Quel genre d’études?
J’ai commencé à suivre des cours de criminologie. Ça peut sembler un peu rébarbatif au départ, parce qu’il faut se familiariser avec une terminologie très spécifique, mais c’est une matière qui m’a toujours beaucoup intéressée. Je vois ça aussi comme une manière d’assurer mes arrières. Si je me retrouve sans projet pendant une longue période, c’est une chose sur laquelle je pourrai toujours m’appuyer. Et puis, basiquement, c’est un domaine où la psychologie humaine est très importante. Ce qui en fait un outil supplémentaire dans la perspective de la préparation de mes rôles. D’une manière générale, j’ai l’impression que plus vous faites et vivez de choses dans votre quotidien, et plus ça nourrit et améliore votre travail de comédienne.

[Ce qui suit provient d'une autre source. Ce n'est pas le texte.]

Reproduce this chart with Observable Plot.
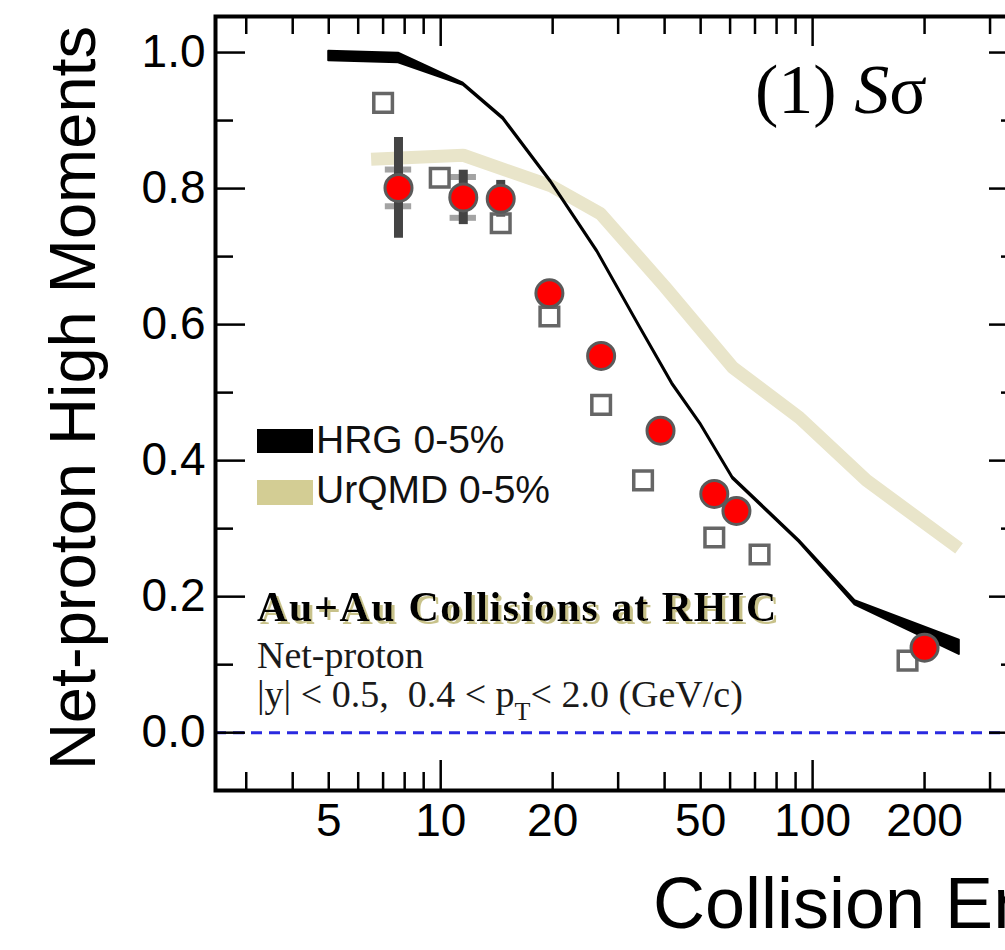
<!DOCTYPE html>
<html><head><meta charset="utf-8">
<script src="https://cdn.jsdelivr.net/npm/d3@7"></script>
<script src="https://cdn.jsdelivr.net/npm/@observablehq/plot@0.6"></script>
<style>
html,body{margin:0;padding:0;background:#fff;overflow:hidden;width:1005px;height:950px;}
</style></head><body><div id="chart"></div>
<script>
// STAR net-proton S*sigma (filled red circles)
const starEnergy  = [7.7, 11.5, 14.5, 19.6, 27, 39, 54.4, 62.4, 200];
const starValue   = [0.801, 0.787, 0.785, 0.646, 0.554, 0.444, 0.351, 0.326, 0.125];
const starStatErr = [0.074, 0.040, 0.027, 0.012, 0.01, 0.01, 0.01, 0.01, 0.01];
const starSysErr  = [0.027, 0.030, 0, 0, 0, 0, 0, 0, 0];
// open squares
const sqEnergy = [7.0, 9.94, 14.5, 19.6, 27, 35, 54.4, 72, 180];
const sqValue  = [0.926, 0.816, 0.749, 0.612, 0.482, 0.371, 0.287, 0.262, 0.106];
// HRG 0-5% band
const hrgEnergy = [5, 7.7, 11.5, 14.7, 19.7, 26.3, 34.4, 42, 50, 61, 92, 130, 248];
const hrgLow    = [0.988, 0.985, 0.952, 0.902, 0.810, 0.707, 0.594, 0.511, 0.452, 0.373, 0.280, 0.188, 0.115];
const hrgHigh   = [1.002, 0.999, 0.955, 0.905, 0.813, 0.710, 0.597, 0.514, 0.455, 0.376, 0.283, 0.194, 0.136];
// UrQMD 0-5%
const urqmdEnergy = [6.5, 11.5, 19.8, 26.9, 40, 61, 92.2, 139.5, 247.6];
const urqmdValue  = [0.843, 0.849, 0.804, 0.763, 0.656, 0.537, 0.463, 0.371, 0.271];
// ticks
const xTickLabels = [5, 10, 20, 50, 100, 200];
const xMajorTicks = [10, 100];
const xMinorTicks = [3, 4, 5, 6, 7, 8, 9, 20, 30, 40, 50, 60, 70, 80, 90, 200, 300];
const yMajorTicks = [0, 0.2, 0.4, 0.6, 0.8, 1.0];
const yMinorTicks = [0.1, 0.3, 0.5, 0.7, 0.9];

const star = starEnergy.map((e, i) => ({e, v: starValue[i], stat: starStatErr[i], sys: starSysErr[i]}));
const sys = star.filter(d => d.sys > 0).flatMap(d => [{e: d.e, v: d.v - d.sys}, {e: d.e, v: d.v + d.sys}]);
const squares = sqEnergy.map((e, i) => ({e, v: sqValue[i]}));
const hrg = hrgEnergy.map((e, i) => ({e, lo: hrgLow[i], hi: hrgHigh[i]}));
const urqmd = urqmdEnergy.map((e, i) => ({e, v: urqmdValue[i]}));

const W = 1040, H = 950, mL = 215, mR = 21, mT = 16, mB = 160;
const fw = W - mL - mR, fh = H - mT - mB;
const tickStyle = {stroke: "#000", strokeWidth: 2.5};

const plot = Plot.plot({
  width: W, height: H, marginLeft: mL, marginRight: mR, marginTop: mT, marginBottom: mB,
  style: {fontFamily: "Liberation Sans, Arial, sans-serif", background: "white", maxWidth: "none", overflow: "visible", color: "#000"},
  x: {type: "log", domain: [2.48, 360], axis: null},
  y: {domain: [-0.085, 1.053], axis: null},
  marks: [
    Plot.ruleY([0], {stroke: "#2a2ae0", strokeWidth: 3, strokeDasharray: "11,7"}),
    Plot.line(urqmd, {x: "e", y: "v", stroke: "#e9e5ca", strokeWidth: 13, strokeLinecap: "butt", strokeLinejoin: "miter"}),
    Plot.areaY(hrg, {x: "e", y1: "lo", y2: "hi", fill: "#000", stroke: "#000", strokeWidth: 2}),
    Plot.ruleY(sys, {y: "v", x1: d => d.e / 1.085, x2: d => d.e * 1.085, stroke: "#a3a3a3", strokeWidth: 6}),
    Plot.ruleX(star, {x: "e", y1: d => d.v - d.stat, y2: d => d.v + d.stat, stroke: "#444", strokeWidth: 9}),
    Plot.dot(squares, {x: "e", y: "v", symbol: "square", r: 10.5, stroke: "#666", strokeWidth: 3.5, fill: "none"}),
    Plot.dot(star, {x: "e", y: "v", r: 13.5, fill: "#ff0000", stroke: "#5a5a5a", strokeWidth: 3}),
    // inward ticks
    Plot.tickX(xMinorTicks, {x: d => d, insetTop: fh - 18, ...tickStyle}),
    Plot.tickX(xMinorTicks, {x: d => d, insetBottom: fh - 18, ...tickStyle}),
    Plot.tickX(xMajorTicks, {x: d => d, insetTop: fh - 30, ...tickStyle}),
    Plot.tickX(xMajorTicks, {x: d => d, insetBottom: fh - 30, ...tickStyle}),
    Plot.tickY(yMajorTicks, {y: d => d, insetRight: fw - 30, ...tickStyle}),
    Plot.tickY(yMajorTicks, {y: d => d, insetLeft: fw - 30, ...tickStyle}),
    Plot.tickY(yMinorTicks, {y: d => d, insetRight: fw - 18, ...tickStyle}),
    Plot.tickY(yMinorTicks, {y: d => d, insetLeft: fw - 18, ...tickStyle}),
    Plot.frame({stroke: "#000", strokeWidth: 4}),
    Plot.axisX(xTickLabels, {anchor: "bottom", tickSize: 0, tickPadding: 13, fontSize: 46, tickFormat: d => String(d), label: null, fill: "#000"}),
    Plot.axisY(yMajorTicks, {anchor: "left", tickSize: 0, tickPadding: 10, fontSize: 46, tickFormat: d3.format(".1f"), label: null, fill: "#000"})
  ]
});
document.getElementById("chart").appendChild(plot);

const svg = d3.select(plot);
const sans = "Liberation Sans, Arial, sans-serif";
const serif = "Liberation Serif, Times New Roman, serif";
const txt = (x, y) => svg.append("text").attr("x", x).attr("y", y).attr("text-anchor", "start");

// shadow filter for the title block
svg.append("defs").append("filter").attr("id", "khakiShadow")
  .attr("x", "-5%").attr("y", "-20%").attr("width", "115%").attr("height", "150%")
  .append("feDropShadow").attr("dx", 3).attr("dy", 3).attr("stdDeviation", 0.6)
  .attr("flood-color", "#c8c28a").attr("flood-opacity", 1);

// axis titles
svg.append("text").attr("transform", "translate(95,398) rotate(-90)")
  .attr("text-anchor", "middle").attr("font-family", sans).attr("font-size", 65).attr("fill", "#000")
  .text("Net-proton High Moments");
txt(653, 928).attr("font-family", sans).attr("font-size", 72).attr("fill", "#000").text("Collision Energy");

// legend
svg.append("rect").attr("x", 257).attr("y", 429).attr("width", 56).attr("height", 24).attr("fill", "#000");
txt(316, 453).attr("font-family", sans).attr("font-size", 39).attr("fill", "#111").text("HRG 0-5%");
svg.append("rect").attr("x", 257).attr("y", 480).attr("width", 56).attr("height", 25).attr("fill", "#d3cd94");
txt(316, 503).attr("font-family", sans).attr("font-size", 39).attr("fill", "#111").text("UrQMD 0-5%");

// annotation block
txt(257, 621).attr("font-family", serif).attr("font-weight", "bold")
  .attr("font-size", 42).attr("letter-spacing", 1.6).attr("fill", "#000")
  .attr("filter", "url(#khakiShadow)").text("Au+Au Collisions at RHIC");
txt(257, 668).attr("font-family", serif).attr("font-size", 38).attr("fill", "#1a1a1a").text("Net-proton");
const l2 = txt(257, 707).attr("font-family", serif).attr("font-size", 38)
  .attr("fill", "#1a1a1a").style("white-space", "pre");
l2.append("tspan").text("|y| < 0.5,  0.4 < p");
l2.append("tspan").attr("font-size", 26).attr("dy", 13).text("T");
l2.append("tspan").attr("dy", -13).text("< 2.0 (GeV/c)");

// panel label
const pl = txt(755, 113).attr("font-family", serif).attr("font-size", 70)
  .attr("fill", "#000").style("white-space", "pre");
pl.append("tspan").text("(1) ");
pl.append("tspan").attr("font-style", "italic").text("S");
pl.append("tspan").text("σ");
</script></body></html>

Est-ce qu’il y a eu des moments où la célébrité que vous a apportée Game of Thrones a pu être difficile à vivre?
Disons que le star system est quand même une chose vraiment très étrange. Je ne comprends pas bien cette tendance à vouloir constamment empiéter sur votre sphère privée, par exemple. Mais, en un sens, j’ai eu de la chance de n’être encore qu’une jeune adolescente au moment où j’ai commencé à jouer dans Game of Thrones. Je n’étais pas celle qui attirait le plus les regards. Et puis la série a gagné en popularité au fil des années, et j’ai eu le temps de m’habituer à tous ces à-côtés progressivement, sans être dans l’oeil du cyclone. Aujourd’hui, les choses ont changé. Mais pour combien de temps? Être sous le feu des projecteurs vous donne souvent le sentiment de ne pas avoir droit à l’erreur. Or, je pense que ce sont bien souvent vos erreurs qui vous font avancer. Si vous vivez constamment dans la peur de ce que les gens vont penser de vous, c’est un peu le début de la fin. Il faut continuer à choisir ses rôles en fonction de ce que vous pensez être bon pour vous. C’est très important, je crois. Il faut toujours y aller à la motivation et à l’instinct.
Vous ressentez toujours la même excitation qu’à vos débuts?
Il me semble que j’en profite davantage aujourd’hui qu’auparavant, que je réalise mieux la chance que j’ai de vivre du métier d’actrice. Quand j’ai commencé à jouer dans Game of Thrones, je ne préparais rien. Je venais sur le plateau telle que j’étais et je me montrais simplement attentive aux consignes que l’on me donnait. Aujourd’hui, je prends beaucoup de plaisir à préparer et penser mes rôles. Il y a beaucoup plus de réflexion et de recherche en amont. Ça me semble plus riche.
Est-ce que vous vous définiriez comme cinéphile?
Disons que c’est un processus en cours (sourire). C’est-à-dire que je suis vraiment en train de m’intéresser et de découvrir les grands films de l’Histoire du 7e art aujourd’hui. Quand j’ai fait mes premiers pas dans l’industrie de la télévision et du cinéma, je n’y connaissais strictement rien, pour être honnête. Ça fait quatre ou cinq ans, maintenant, que j’ai vraiment commencé à regarder un maximum de choses, de manière très geek. Je ne peux pas encore dire si j’ai un genre ou une époque de prédilection, mais je sens que les choses s’affinent petit à petit. Si je devais citer mon film préféré, je dirais que True Romance de Tony Scott, écrit par Tarantino, se situe définitivement en bonne place.